To think, I could have been the Pirate…*sigh*…
In regards to the coconut/helmet hair-do, my Mom is, somewhat hilariously, still upset about it. She claims this was a MAJOR mistake; that she instructed the hairdresser to give me a chin-length cut, and a few tragic snips later, this was the result. But hey, chins and ears are pretty easy to mix up, right? Thank God our memories don’t really kick in until we hit 4 or 5, huh?
Sometimes I genuinely forget that this is the way I spent the first *mumbles an unfortunately high number* years of my life.

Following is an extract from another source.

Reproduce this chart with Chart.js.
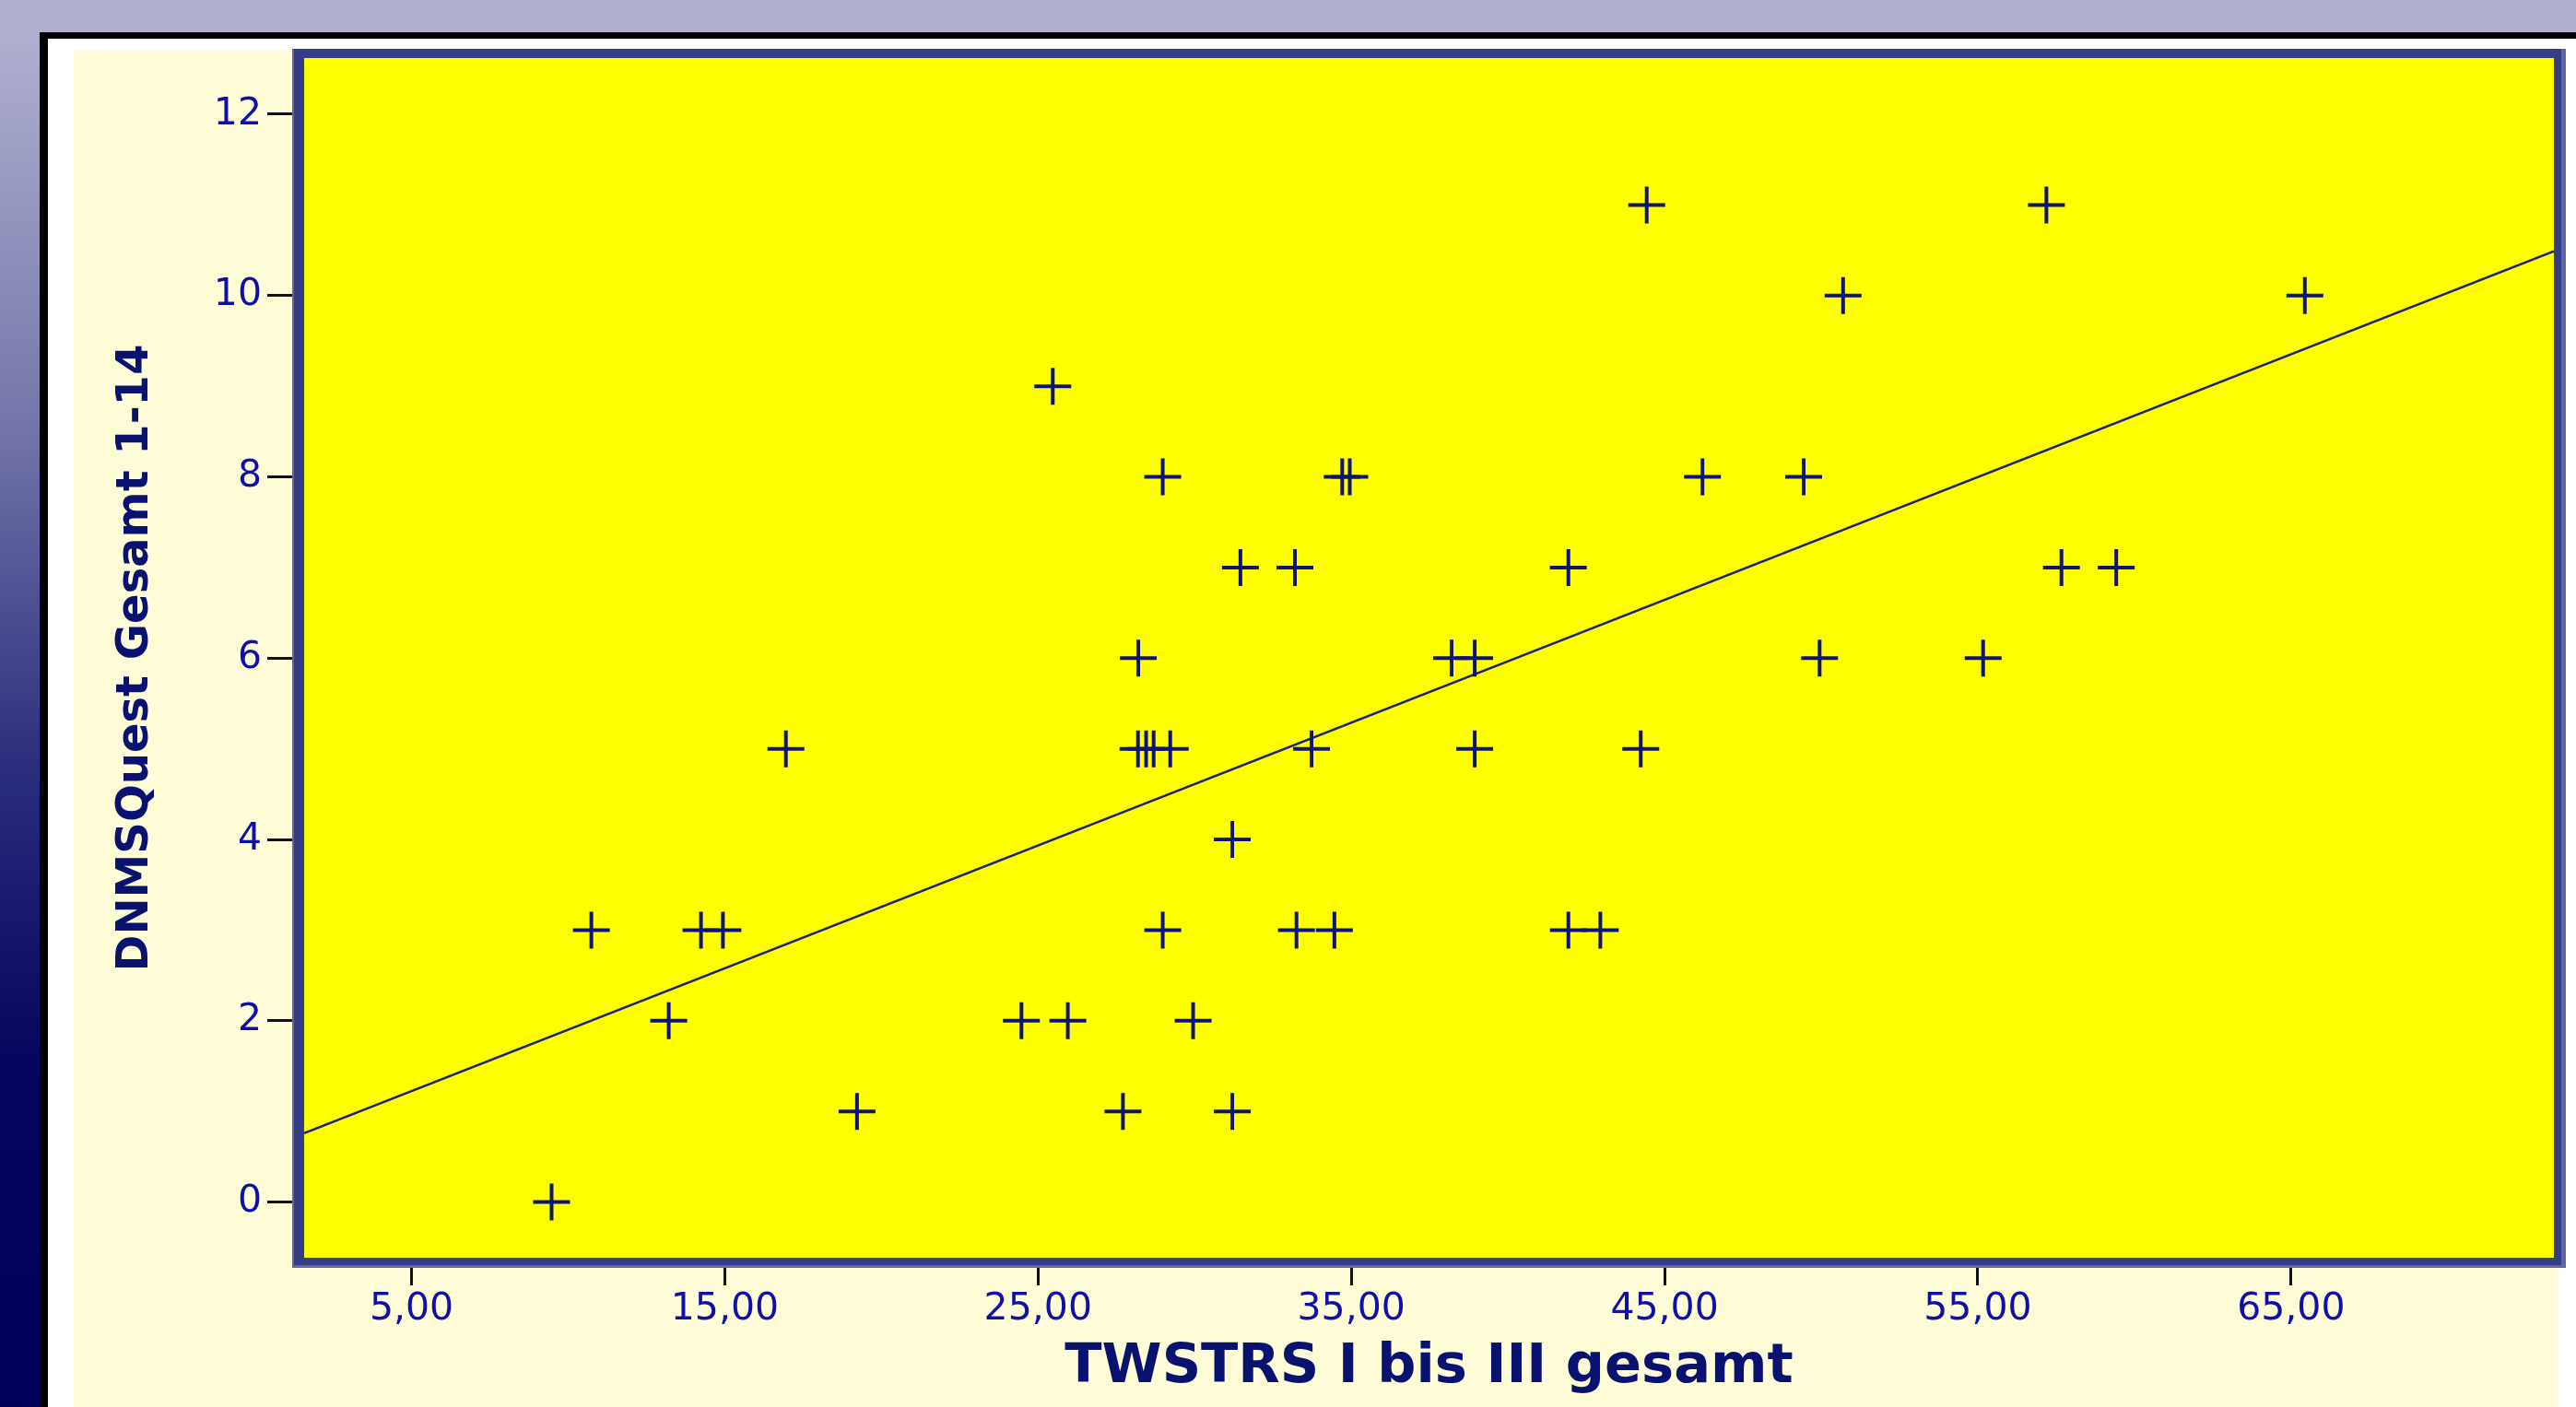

No really, it’s like my brain took pity on me and let me blot this out of my mind once I made it past pre-teen-dom.
Brain: “Hey buddy, how ya’doing?”
Naïve Me: “Oh hey! I’m great, thanks! Life is good, friends and family are terrific, my childhood memories aren’t unfortunate in any way whatsoever and-”
Naïve Me: “Hey, what’s so funny?”
Brain: “Oh, nothing…”
Despite the ridiculous amount of effort I’ve devoted to accidentally destroying all evidence (pictures) of this dark chapter of my childhood maliciously, my “friends” and family members never fail to dig something like this up when I least expect it. It is clear that I will never completely erase these images from my mind (and now, consequently, yours).
It just goes to show, you can take the girl out of the awkward, or you can leave her there and mock her forever.